Ketiga, perbuatan yang timbul dalam diri seseorang yang mengerjakannya tanpa ada paksaan atau tekanan dari luar.
Keempat, perbuatan yang dilakukan dengan sesungguhnya, bukan main-main.
Kelima, perbuatan yang dilakukan ikhlas karena Allah Swt.
Kiai Zahid melanjutkan dengan menyampaikan tentang hubungan antara manusia dengan Allah Swt. Perwujudkan akhlaknya adalah iman dan percaya terhadap kabar apa pun yang datang dari Allah Swt.
Kemudian akhlak dalam hubungannya dengan sesama manusia, yaitu: kejujuran, amanah, menjaga kehormatan, baik, adil. Berikutnya akhlak yang terkait dengan diri sendiri, yaitu: sabar, teratur, teliti, tidak tergesa-gesa. Lalu, hubungan dengan makhluk tak berakal (hewan, tumbuhan, dan lainnya), yaitu bersikap lembut.
Demikianlah akhlak mulia yang menjadi ajaran Islam. “Nilai-nilai Dza ‘Izza memberikan contoh untuk menjaga itu semua,” kata Kiai Zahid.

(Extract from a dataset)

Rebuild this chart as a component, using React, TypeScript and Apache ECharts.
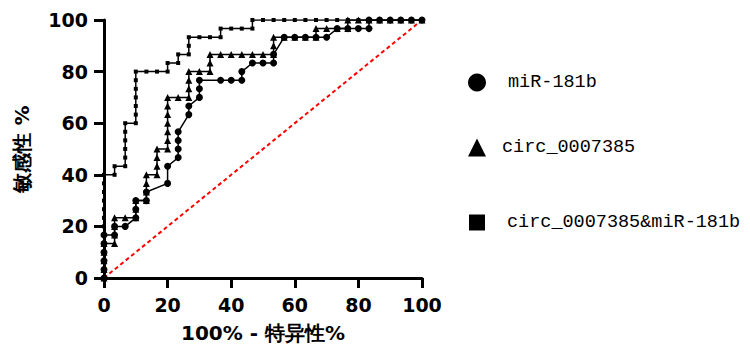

“Islam adalah rahmatan lil ‘alamin. Stigma Islam kekerasan harus dibuang,” tegas Kiai Zahid.
Kiai Zahid pun menyerukan agar kita semua menunjukkan akhlak yang baik, karena umat Islam adalah cerminan bagi ajaran Islam. Dari perilaku umat Islamlah, ajaran Islam dinilai.
“Dunia ini makin tidak menentu. Dunia ini butuh santri yang saleh dan salehah. Cermati, pelajari, dan buang yang buruk,” kata Kiai Zahid.
“Insya Allah, kalian adalah pemimpin-pemimpin di masa depan,” pungkasnya.